10. He recordado el papel de todos los fieles en la Iglesia. Sin embargo, al final de este encuentro, dirijo vuestra atención hacia el deber primordial que tenéis respecto a las vocaciones. El sentido de toda vocación cristiana está tan íntimamente en dependencia respecto del de la vocación sacerdotal que, en las comunidades en que este último desaparece, sería la autenticidad misma de la vida cristiana la que estaría en entredicho. Trabajad, pues, incansablemente, queridos hermanos, para hacer comprender a todo el Pueblo de Dios la importancia de las vocaciones; rogad y haced rogar por ello; cuidad de que la llamada de Cristo sea bien presentada a los jóvenes; ayudad a aquellos a quienes el Señor llama al sacerdocio o a la vida religiosa a discernir los signos de su vocación; sostenedlos a lo largo de toda su formación. Estáis persuadidos profundamente de que el porvenir de la Iglesia dependerá de sacerdotes santos, porque el sacerdocio pertenece a la estructura de la Iglesia tal como el Señor la ha querido. Finalmente, queridos hermanos; ¿no creéis que el Señor se servirá en primer lugar del ejemplo de nuestra propia vida, generosa y esplendente, para suscitar otras vocaciones?

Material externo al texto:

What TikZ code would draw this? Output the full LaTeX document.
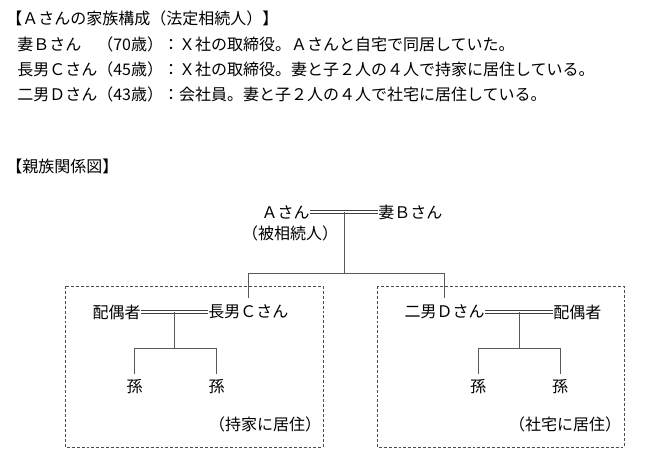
\documentclass[tikz,border=0pt]{standalone}
\usepackage{fontspec}
\setmainfont{Noto Sans CJK JP}
\usepackage{tikz}
\usetikzlibrary{positioning, calc}

\begin{document}
\begin{tikzpicture}[x=0.75pt, y=-0.75pt]
		\tikzstyle{txt}=[inner sep=0pt, text=black, font=\fontsize{12}{14}\selectfont]
		\tikzstyle{rel}=[draw=black!65, line width=0.6pt]
		\tikzstyle{marr}=[draw=black!75, line width=0.6pt]
		\tikzstyle{house}=[draw=black!70, line width=0.5pt, dash pattern=on 2.2pt off 1.5pt]
		\useasboundingbox (0,0) rectangle (668,461);
		
		% family list
		\node (title) at (6,18) [txt, anchor=west] {【Ａさんの家族構成（法定相続人）】};
		\node (lineB) at (17,44) [txt, anchor=west] {妻Ｂさん　（70歳）：Ｘ社の取締役。Ａさんと自宅で同居していた。};
		\node (lineC) at (17,69) [txt, anchor=west] {長男Ｃさん（45歳）：Ｘ社の取締役。妻と子２人の４人で持家に居住している。};
		\node (lineD) at (17,94) [txt, anchor=west] {二男Ｄさん（43歳）：会社員。妻と子２人の４人で社宅に居住している。};
		
		\node (chart) at (6,166) [txt, anchor=west] {【親族関係図】};
		
		% A and B
		\node (A) at (310,212) [txt, anchor=east] {Ａさん};
		\node (B) at (378,212) [txt, anchor=west] {妻Ｂさん};
		\node (Anote) at (290,233) [txt] {（被相続人）};
		\draw[marr] ([yshift=1pt]A.east) -- ([yshift=1pt]B.west);
		\draw[marr] ([yshift=-1pt]A.east) -- ([yshift=-1pt]B.west);
		\coordinate (mAB) at ($(A.east)!0.5!(B.west)$);
		\coordinate (jA) at ($(mAB)+(0,61)$);
		
		% C family
		\node (C) at (208,312) [txt, anchor=west] {長男Ｃさん};
		\node (sC) at (141,312) [txt, anchor=east] {配偶者};
		\draw[marr] ([yshift=1pt]sC.east) -- ([yshift=1pt]C.west);
		\draw[marr] ([yshift=-1pt]sC.east) -- ([yshift=-1pt]C.west);
		\coordinate (mC) at ($(sC.east)!0.5!(C.west)$);
		\coordinate (jC) at ($(mC)+(0,36)$);
		\node (gC1) at ($(mC)+(-40,75)$) [txt] {孫};
		\node (gC2) at ($(mC)+(42,75)$) [txt] {孫};
		\node (homeC) at (265,424) [txt] {（持家に居住）};
		
		% D family
		\node (D) at (485,312) [txt, anchor=east] {二男Ｄさん};
		\node (sD) at (553,312) [txt, anchor=west] {配偶者};
		\draw[marr] ([yshift=1pt]D.east) -- ([yshift=1pt]sD.west);
		\draw[marr] ([yshift=-1pt]D.east) -- ([yshift=-1pt]sD.west);
		\coordinate (mD) at ($(D.east)!0.5!(sD.west)$);
		\coordinate (jD) at ($(mD)+(0,36)$);
		\node (gD1) at ($(mD)+(-41,75)$) [txt] {孫};
		\node (gD2) at ($(mD)+(41,75)$) [txt] {孫};
		\node (homeD) at (565,424) [txt] {（社宅に居住）};
		
		% tree lines
		\draw[rel] (mAB) -- (jA);
		\draw[rel] (C.north |- jA) -- (D.north |- jA);
		\draw[rel, shorten >=5pt] (C.north |- jA) -- (C.north);
		\draw[rel, shorten >=5pt] (D.north |- jA) -- (D.north);
		
		\draw[rel] (mC) -- (jC);
		\draw[rel] (gC1.north |- jC) -- (gC2.north |- jC);
		\draw[rel, shorten >=4.5pt] (gC1.north |- jC) -- (gC1.north);
		\draw[rel, shorten >=4.5pt] (gC2.north |- jC) -- (gC2.north);
		
		\draw[rel] (mD) -- (jD);
		\draw[rel] (gD1.north |- jD) -- (gD2.north |- jD);
		\draw[rel, shorten >=4.5pt] (gD1.north |- jD) -- (gD1.north);
		\draw[rel, shorten >=4.5pt] (gD2.north |- jD) -- (gD2.north);
		
		% households
		\draw[house] (65,286) rectangle (323,447);
		\draw[house] (377,286) rectangle (624,447);
		
\end{tikzpicture}
\end{document}
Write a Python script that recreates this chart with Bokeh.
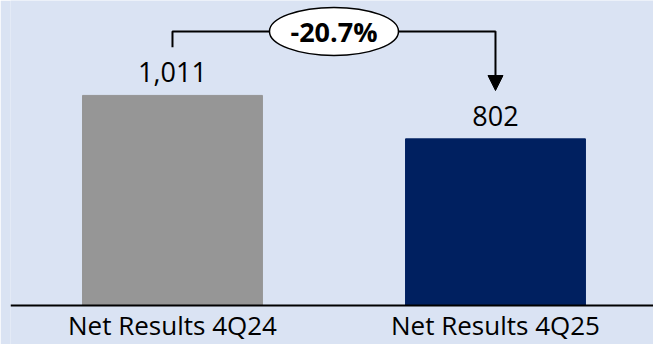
from bokeh.plotting import figure
from bokeh.models import Range1d, Span, Arrow, NormalHead, ColumnDataSource
from bokeh.core.properties import value
from bokeh.embed import file_html
from bokeh.resources import INLINE

# Quarterly net results
categories = ["Net Results 4Q24", "Net Results 4Q25"]
results = [1011, 802]
bar_colors = ["#969696", "#002060"]

BG = "#DAE3F3"
FONT = "Open Sans"

xs = list(range(len(categories)))
change = (results[1] / results[0] - 1) * 100
change_label = f"{change:.1f}%"

p = figure(width=653, height=344, output_backend="svg", toolbar_location=None,
           min_border_left=10, min_border_right=0, min_border_top=0, min_border_bottom=0,
           x_range=Range1d(-0.5015, 1.4892), y_range=Range1d(-188, 1468))
p.background_fill_color = BG
p.border_fill_color = BG
p.outline_line_color = None
p.grid.visible = False
p.axis.visible = False

# baseline
p.add_layout(Span(location=0, dimension="width", line_color="black", line_width=2))

src = ColumnDataSource(dict(x=xs, top=results, color=bar_colors, cat=categories,
                            base=[0] * len(xs),
                            label=[f"{v:,}" for v in results]))
p.vbar(x="x", top="top", width=0.557, color="color", source=src)

# value labels above bars
p.text(x="x", y="top", text="label", source=src, text_align="center",
       text_baseline="bottom", y_offset=-13, text_font=value(FONT),
       text_font_size="27px", text_color="black")

# category labels under the baseline
p.text(x="x", y="base", text="cat", source=src, text_align="center",
       text_baseline="top", y_offset=2, text_font=value(FONT),
       text_font_size="26px", text_color="black")

# change bracket between the two bars
top = max(results) * 1.305
left_end = results[0] * 1.229
tip = results[1] * 1.29
p.line(x=[xs[0], xs[0], xs[1], xs[1]], y=[left_end, top, top, top * 0.999],
       line_color="black", line_width=2)
p.add_layout(Arrow(x_start=xs[1], y_start=top, x_end=xs[1], y_end=tip,
                   line_color="black", line_width=2,
                   end=NormalHead(size=15, fill_color="black", line_color="black")))
mid = (xs[0] + xs[1]) / 2
p.ellipse(x=[mid], y=[top], width=129, height=48, width_units="screen",
          height_units="screen", fill_color="white", line_color="black", line_width=1.5)
p.text(x=[mid], y=[top], text=[change_label], text_align="center",
       text_baseline="middle", text_font=value(FONT), text_font_size="27px",
       text_font_style="bold", text_color="black")

open("out.html", "w").write(file_html(p, INLINE))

11. Hermanos queridísimos, tened fe en vuestro sacerdocio. Es el sacerdocio de siempre, porque es una participación en el sacerdocio eterno de Cristo, "que es el mismo ayer, hoy y siempre" (Heb 13, 8; cf. Ap 1, 17 ss.). Sí, si las exigencias del sacerdocio son muy grandes, y si a pesar de todo no he dudado en hablaros de ellas, entonces es que son la consecuencia de la proximidad del Señor, de la confianza de que da testimonio a sus sacerdotes. "Ya no os llamo siervos, sino que os digo amigos" (Jn 15, 15). Este canto del día de nuestra ordenación sigue siendo, para cada uno de vosotros, como para mí, una fuente permanente de alegría y de confianza. Esta alegría es la que yo  os invito a renovar hoy. Que la Virgen María sea siempre vuestro apoyo en el camino, y que Ella nos introduzca a todos cada día, antes de nada, en la intimidad del Señor. Con mi afectuosa bendición apostólica.